Basic 3D transformations

In the previous tutorial we displayed a static cube wireframe, which appeared as a square. In order to get a sense of its three dimensions, we must be able to move it in three dimension. But first, we'll introduce some basic transformations, which don't require a third dimension. In this tutorial, we will:

• Add the ability to translate wireframes
• Add the ability to scale wireframes
• Apply these transformations using the keyboard

By the end of the tutorial, we'll be able to move and scale the square as shown in the video below. The final code is at the bottom of the page as text files.

Translation in 3D

The simplest transformation is a translation: moving the wireframe along one axis by adding a constant to the x, y or z coordinate of every node. For this, we add the following method to the ProjectionViewer class:

def translate(self, model, axis, d):  
    if axis in ['x', 'y', 'z']:
        for node in self.models[model].nodes:
            setattr(node, axis, getattr(node, axis) + d)

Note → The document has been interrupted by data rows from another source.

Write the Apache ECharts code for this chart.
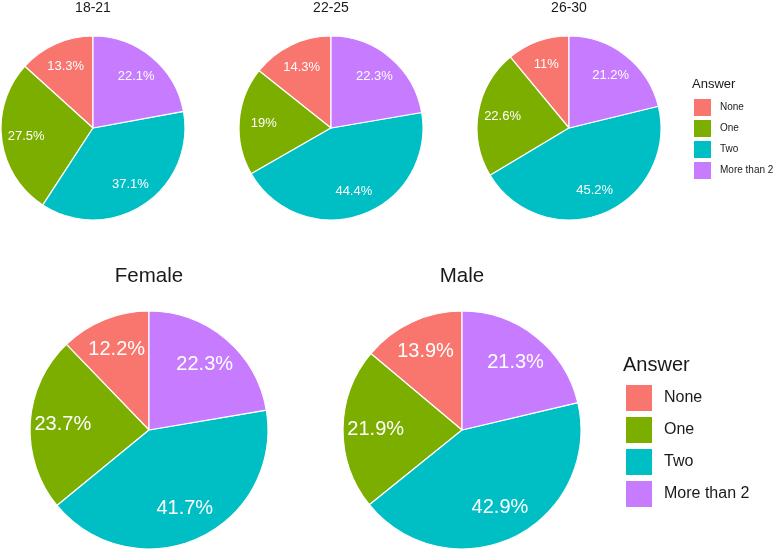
<!DOCTYPE html>
<html>
<head>
<meta charset="utf-8">
<script src="https://cdn.jsdelivr.net/npm/echarts@6/dist/echarts.min.js"></script>
<style>html,body{margin:0;padding:0;background:#fff}#c{width:777px;height:553px}</style>
</head>
<body>
<div id="c"></div>
<script>
const categories = ['None', 'One', 'Two', 'More than 2'];
const colors = ['#F8766D', '#7CAE00', '#00BFC4', '#C77CFF'];
const age18_21 = [13.3, 27.5, 37.1, 22.1];
const age22_25 = [14.3, 19, 44.4, 22.3];
const age26_30 = [11, 22.6, 45.2, 21.2];
const female = [12.2, 23.7, 41.7, 22.3];
const male = [13.9, 21.9, 42.9, 21.3];
const panelTitles = ['18-21', '22-25', '26-30', 'Female', 'Male'];
const legendTitle = 'Answer';

const FONT = "'Liberation Sans', Arial, sans-serif";
const panels = [
  {vals: age18_21, c: [93, 128], r: 92, fs: 13, title: panelTitles[0], ty: 8, tfs: 14},
  {vals: age22_25, c: [331, 128], r: 92, fs: 13, title: panelTitles[1], ty: 8, tfs: 14},
  {vals: age26_30, c: [569, 128], r: 92, fs: 13, title: panelTitles[2], ty: 8, tfs: 14},
  {vals: female, c: [149, 430], r: 119, fs: 20, title: panelTitles[3], ty: 276, tfs: 20.5},
  {vals: male, c: [462, 430], r: 119, fs: 20, title: panelTitles[4], ty: 276, tfs: 20.5}
];

const series = [];
const graphics = [];
panels.forEach((p, i) => {
  const data = categories.map((n, k) => ({name: n, value: p.vals[k], itemStyle: {color: colors[k]}}));
  series.push({
    type: 'pie', center: p.c, radius: p.r, startAngle: 90, clockwise: false,
    data: data, label: {show: false}, labelLine: {show: false},
    itemStyle: {borderColor: '#fff', borderWidth: 1.2}, emphasis: {disabled: true}, animation: false
  });
  series.push({
    type: 'pie', center: p.c, radius: [p.r * 0.4, p.r], startAngle: 90, clockwise: false, silent: true,
    data: categories.map((n, k) => ({name: n + ' ', value: p.vals[k]})),
    itemStyle: {color: 'rgba(0,0,0,0)'},
    label: {show: true, position: 'inside', color: '#fff', fontSize: p.fs, fontFamily: FONT,
      formatter: d => d.value + '%'},
    labelLine: {show: false}, emphasis: {disabled: true}, animation: false
  });
  graphics.push({type: 'text', x: p.c[0], y: p.ty,
    style: {text: p.title, align: 'center', verticalAlign: 'middle', textAlign: 'center', textVerticalAlign: 'middle',
      fontSize: p.tfs, fontFamily: FONT, fill: '#1a1a1a'}});
});
graphics.push({type: 'text', x: 692, y: 84,
  style: {text: legendTitle, align: 'left', verticalAlign: 'middle', textVerticalAlign: 'middle', fontSize: 13, fontFamily: FONT, fill: '#1a1a1a'}});
graphics.push({type: 'text', x: 623, y: 365,
  style: {text: legendTitle, align: 'left', verticalAlign: 'middle', textVerticalAlign: 'middle', fontSize: 20, fontFamily: FONT, fill: '#1a1a1a'}});

const chart = echarts.init(document.getElementById('c'), null, {renderer: 'canvas'});
chart.setOption({
  backgroundColor: '#fff',
  animation: false,
  legend: [
    {data: categories, orient: 'vertical', left: 692, top: 97, icon: 'rect', itemWidth: 19, itemHeight: 19,
      itemGap: 0, padding: 0, selectedMode: false, textStyle: {fontSize: 10, fontFamily: FONT, color: '#1a1a1a', padding: [0, 0, 0, 3]}},
    {data: categories, orient: 'vertical', left: 624, top: 383, icon: 'rect', itemWidth: 28, itemHeight: 28,
      itemGap: 2, padding: 0, selectedMode: false, textStyle: {fontSize: 16, fontFamily: FONT, color: '#1a1a1a', padding: [0, 0, 0, 6]}}
  ],
  graphic: graphics,
  series: series
});
</script>
</body>
</html>
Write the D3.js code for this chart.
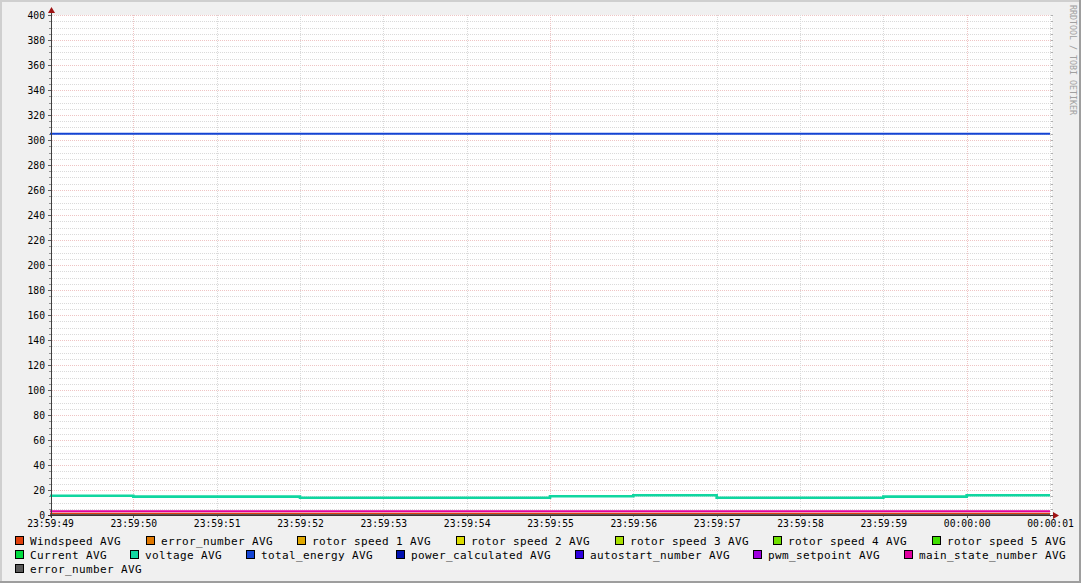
<!DOCTYPE html>
<html><head><meta charset="utf-8">
<script src="https://cdn.jsdelivr.net/npm/d3@7"></script>
<style>
html,body{margin:0;padding:0;background:#f0f0f0;}
svg{display:block;}
text{font-family:"DejaVu Sans Mono",monospace;}
</style></head>
<body>
<svg id="chart" width="1081" height="583"></svg>
<script>
// ---- data ----
const startTime = "2000-01-01T23:59:49";
const endTime = "2000-01-02T00:00:01";
const yTicks = [0,20,40,60,80,100,120,140,160,180,200,220,240,260,280,300,320,340,360,380,400];
const seriesNames = ["Windspeed AVG","error_number AVG","rotor speed 1 AVG","rotor speed 2 AVG","rotor speed 3 AVG","rotor speed 4 AVG","rotor speed 5 AVG","Current AVG","voltage AVG","total_energy AVG","power_calculated AVG","autostart_number AVG","pwm_setpoint AVG","main_state_number AVG","error_number AVG"];
const seriesColors = ["#e0400c","#e07800","#e0a800","#dcdc00","#a8e000","#70e000","#40e000","#00dc40","#11d6a0","#1444d4","#0010b0","#3000e0","#a000e0","#e000a0","#585858"];
const windspeed = [1,1,1,1,1,1,1,1,1,1,1,1];
const errorNumber = [0,0,0,0,0,0,0,0,0,0,0,0];
const rotor1 = [0,0,0,0,0,0,0,0,0,0,0,0];
const rotor2 = [0,0,0,0,0,0,0,0,0,0,0,0];
const rotor3 = [0,0,0,0,0,0,0,0,0,0,0,0];
const rotor4 = [0,0,0,0,0,0,0,0,0,0,0,0];
const rotor5 = [0,0,0,0,0,0,0,0,0,0,0,0];
const current = [0,0,0,0,0,0,0,0,0,0,0,0];
const voltage = [15.4,14.7,14.7,13.8,13.8,13.8,15.0,15.8,13.8,13.8,14.7,15.8];
const totalEnergy = [305,305,305,305,305,305,305,305,305,305,305,305];
const powerCalculated = [0,0,0,0,0,0,0,0,0,0,0,0];
const autostartNumber = [0,0,0,0,0,0,0,0,0,0,0,0];
const pwmSetpoint = [0,0,0,0,0,0,0,0,0,0,0,0];
const mainStateNumber = [3,3,3,3,3,3,3,3,3,3,3,3];
const errorNumber2 = [0,0,0,0,0,0,0,0,0,0,0,0];
const seriesValues = [windspeed,errorNumber,rotor1,rotor2,rotor3,rotor4,rotor5,current,voltage,totalEnergy,powerCalculated,autostartNumber,pwmSetpoint,mainStateNumber,errorNumber2];
const legendRowSizes = [7,7,1];

// ---- layout ----
const W = 1081, H = 583;
const X0 = 51, X1 = 1051, Y0 = 515, Y1 = 15;
const svg = d3.select("#chart");

svg.append("rect").attr("width",W).attr("height",H).attr("fill","#f0f0f0");
// 3D border
svg.append("rect").attr("x",0).attr("y",0).attr("width",W).attr("height",2).attr("fill","#cfcfcf");
svg.append("rect").attr("x",0).attr("y",0).attr("width",2).attr("height",H).attr("fill","#cfcfcf");
svg.append("rect").attr("x",0).attr("y",H-2).attr("width",W).attr("height",2).attr("fill","#9e9e9e");
svg.append("rect").attr("x",W-2).attr("y",0).attr("width",2).attr("height",H).attr("fill","#9e9e9e");

// canvas
svg.append("rect").attr("x",X0).attr("y",Y1).attr("width",X1-X0+1).attr("height",Y0-Y1).attr("fill","#ffffff");

const t0 = new Date(startTime), t1 = new Date(endTime);
const x = d3.scaleTime().domain([t0,t1]).range([50,1050]);
const y = d3.scaleLinear().domain([0,400]).range([Y0,Y1]);

// grid
const grid = svg.append("g").attr("shape-rendering","crispEdges");
const minorY = d3.range(0,401,5);
minorY.forEach(v=>{
  const major = v%20===0;
  const yy = Math.round(y(v))+0.5;
  if(v>0) grid.append("line").attr("x1",X0+1).attr("x2",X1).attr("y1",yy).attr("y2",yy)
    .attr("stroke",major?"#efc4c4":"#dadada").attr("stroke-dasharray","1,1");
  grid.append("line").attr("x1",X0-(major?3:2)).attr("x2",X0).attr("y1",yy).attr("y2",yy).attr("stroke",major?"#606060":"#909090");
  grid.append("line").attr("x1",X1).attr("x2",X1+2).attr("y1",yy).attr("y2",yy).attr("stroke","#b0b0b0");
});
const secTicks = x.ticks(d3.timeSecond.every(1));
secTicks.forEach(d=>{
  const major = d.getSeconds()%5===0;
  const xx = Math.round(x(d))+0.5;
  if(xx>X0+1) grid.append("line").attr("x1",xx).attr("x2",xx).attr("y1",Y1).attr("y2",Y0)
    .attr("stroke",major?"#efc4c4":"#dadada").attr("stroke-dasharray","1,1");
  grid.append("line").attr("x1",xx).attr("x2",xx).attr("y1",Y0).attr("y2",Y0+(major?3:2)).attr("stroke",major?"#606060":"#909090");
});

// series
const line = d3.line().curve(d3.curveStepAfter).x(d=>x(d.t)).y(d=>y(d.v));
seriesValues.forEach((vals,i)=>{
  const pts = vals.map((v,k)=>({t:d3.timeSecond.offset(t0,k),v}));
  pts.push({t:t1,v:vals[vals.length-1]});
  svg.append("path").datum(pts).attr("d",line).attr("fill","none")
    .attr("stroke",seriesColors[i]).attr("stroke-width", i===8?2.6:2);
});

// axes lines
svg.append("line").attr("x1",X0+0.5).attr("x2",X0+0.5).attr("y1",Y0+3).attr("y2",11).attr("stroke","#404040").attr("shape-rendering","crispEdges");
svg.append("line").attr("x1",X0-3).attr("x2",1054).attr("y1",Y0+0.5).attr("y2",Y0+0.5).attr("stroke","#403030").attr("shape-rendering","crispEdges");
svg.append("path").attr("d",`M${X0-3},${13} L${X0+0.5},${7} L${X0+4},${13} Z`).attr("fill","#a01414");
svg.append("path").attr("d",`M1053,${Y0-3} L1059,${Y0+0.5} L1053,${Y0+4} Z`).attr("fill","#a01414");

// y labels
const yAxis = d3.axisLeft(y).tickValues(yTicks).tickSize(0).tickPadding(6).tickFormat(d3.format("d"));
const gy = svg.append("g").attr("transform",`translate(${X0},0)`).call(yAxis);
gy.select(".domain").remove();
gy.selectAll("text").attr("font-family","DejaVu Sans Mono").attr("font-size","9.7px").attr("fill","#000");

// x labels
const xAxis = d3.axisBottom(x).ticks(d3.timeSecond.every(1)).tickSize(0).tickPadding(5).tickFormat(d3.timeFormat("%H:%M:%S"));
const gx = svg.append("g").attr("transform",`translate(0,${Y0})`).call(xAxis);
gx.select(".domain").remove();
gx.selectAll("text").attr("font-family","DejaVu Sans Mono").attr("font-size","9.7px").attr("fill","#000");

// watermark
svg.append("text").attr("transform","translate(1069.5,5) rotate(90)").attr("font-size","8.3px")
  .attr("fill","#a0a0a0").text("RRDTOOL / TOBI OETIKER");

// legend
const legend = svg.append("g");
const LX0 = 15, LX1 = 1066;
let idx = 0;
legendRowSizes.forEach((n,r)=>{
  const baseY = 545 + r*14;
  const items = [];
  for(let k=0;k<n;k++,idx++){
    const g = legend.append("g");
    g.append("rect").attr("x",0.5).attr("y",baseY-8.5).attr("width",8).attr("height",8)
      .attr("fill",seriesColors[idx]).attr("stroke","#000").attr("stroke-width",1).attr("shape-rendering","crispEdges");
    const t = g.append("text").attr("x",15).attr("y",baseY).attr("font-size","11px")
      .attr("letter-spacing","0.38px").attr("fill","#000").text(seriesNames[idx]);
    items.push({g,w:15+t.node().getComputedTextLength()});
  }
  const total = d3.sum(items,d=>d.w);
  const gap = (r<legendRowSizes.length-1 && n>1) ? (LX1-LX0-total)/(n-1) : 20;
  let cx = LX0;
  items.forEach(it=>{ it.g.attr("transform",`translate(${Math.round(cx)},0)`); cx += it.w+gap; });
});
</script>
</body></html>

The translate() method takes the name of a wireframe model, the axis along which it should be translated, and the distance it will be translated. It then adds the distance, d, to the relevant coordinate of every node in the model. We use getattr() and setattr() so we can easily define which attribute we want to change.

For example, to move our cube 100 pixels to the right, we get and set the attribute 'x':

pv.translate('cube', 'x', 100)

Because the y-axis of the screen starts at the top and points down, to move our cube up 40 pixels, we call:

pv.translate('cube', 'y', -40)

Translating along the z-axis will have no noticeable effect at the moment.

Scaling in 3D

Scaling is also relatively straightforward. We could simply multiply the x, y and z values of each node by a scaling factor, which would have the effect of scaling the cube centred on the origin. However, I think it makes more sense to scale x and y, centred on the centre of the screen. We can achieve this by adding the following method to the ProjectionViewer class:

def scale(self, model, scale):
    centre_x = self.width/2
    centre_y = self.height/2

    for node in self.models[model].nodes:
        node.x = centre_x + scale*(node.x - centre_x)
        node.y = centre_y + scale*(node.y - centre_y)
        node.z *= scale

The function finds the centre of the screen then scales the distance of each node from the centre (ignoring the z coordinate). If we assume that the screen is at z=0, then nodes behind the screen move closer as we scale down, and further away as we scale up.

For example, to scale our cube by three quarters:

pv.scale('cube', 0.75)

Keyboard controls

We can associate the transformations that we've defined with keys and then call them (with an arbitrary value) in response to key presses. I've written in more detail on how this code works here. You can use whichever set of keys you find most logical.

key_to_function = {
  pygame.K_EQUALS:(lambda x,ob: x.scale(ob, 1.25)),
  pygame.K_MINUS: (lambda x,ob: x.scale(ob, 0.8)),
  pygame.K_LEFT: (lambda x,ob: x.translate(ob,'x',-10)),
  pygame.K_RIGHT:(lambda x,ob: x.translate(ob,'x', 10)),
  pygame.K_DOWN: (lambda x,ob: x.translate(ob,'y', 10)),
  pygame.K_UP:   (lambda x,ob: x.translate(ob,'y',-10))}

running = True
while running:
    for event in pygame.event.get():
        if event.type == pygame.QUIT:
            running = False
        elif event.type == pygame.KEYDOWN:
            if event.key in key_to_function:
                key_to_function[event.key](pv, 'cube')

We can now manipulate our cube wireframe to a degree, but it still looks like a square. In the next tutorial, we'll introduce another transformation - rotation - which will finally allow us to see another side to our square and see that it really is a cube.